Картинно откинулся на спинку дивана, закинул русовласую главу, мечтательно улыбаясь.
- Жизнь, Леня, будет интереснейшая! Так что по-дружески скажу, не валяй дурака, зачеркивай так вот, крест-накрест, всю эту свою нынешнюю историю и начинай жизнь заново! Какие твои годы!
И тут без перехода подполковник Мятежный закатывает наизусть не менее чем на полстраницы (к сожалению, не помню, что именно) из Гоголя. Что-то про русский характер... Потом еще о великолепных личных качествах Лазаря Моисеевича...

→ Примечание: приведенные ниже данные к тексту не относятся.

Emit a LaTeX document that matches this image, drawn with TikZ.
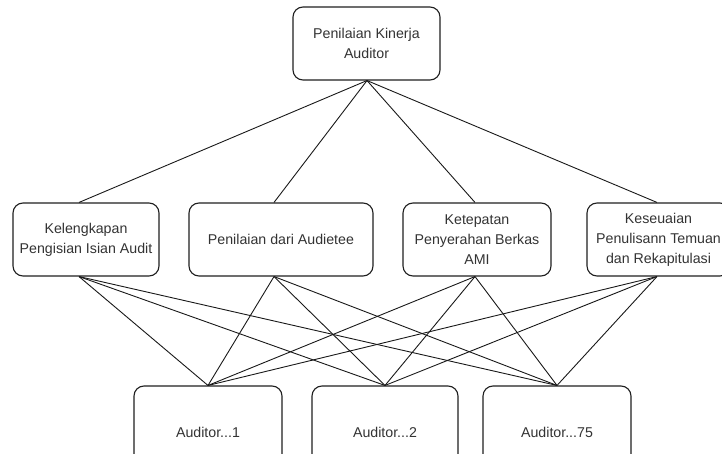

Через месяц, исключенный из университета и из комсомола, вызванный на "прощальное" собеседование, я узнаю, что свободой обязан не кому-нибудь, а именно Лазарю Моисеевичу. На втором заседании обкома первым пунктом повестки было "дело Иркутского университета" - мое дело. Но Лазарь Моисеевич спешил и предложил "скинуть" это дело на "суд общественности". Что было вторым пунктом повестки, я узнал через три года, когда после мотаний по Сибири с грехом пополам поступил на истфак Улан-Удэнского пединститута. Был приглашен в военкомат для профилактического собеседования на предмет моей "остепененности" и готовности реализовывать личное бытие в форме простого советского человека.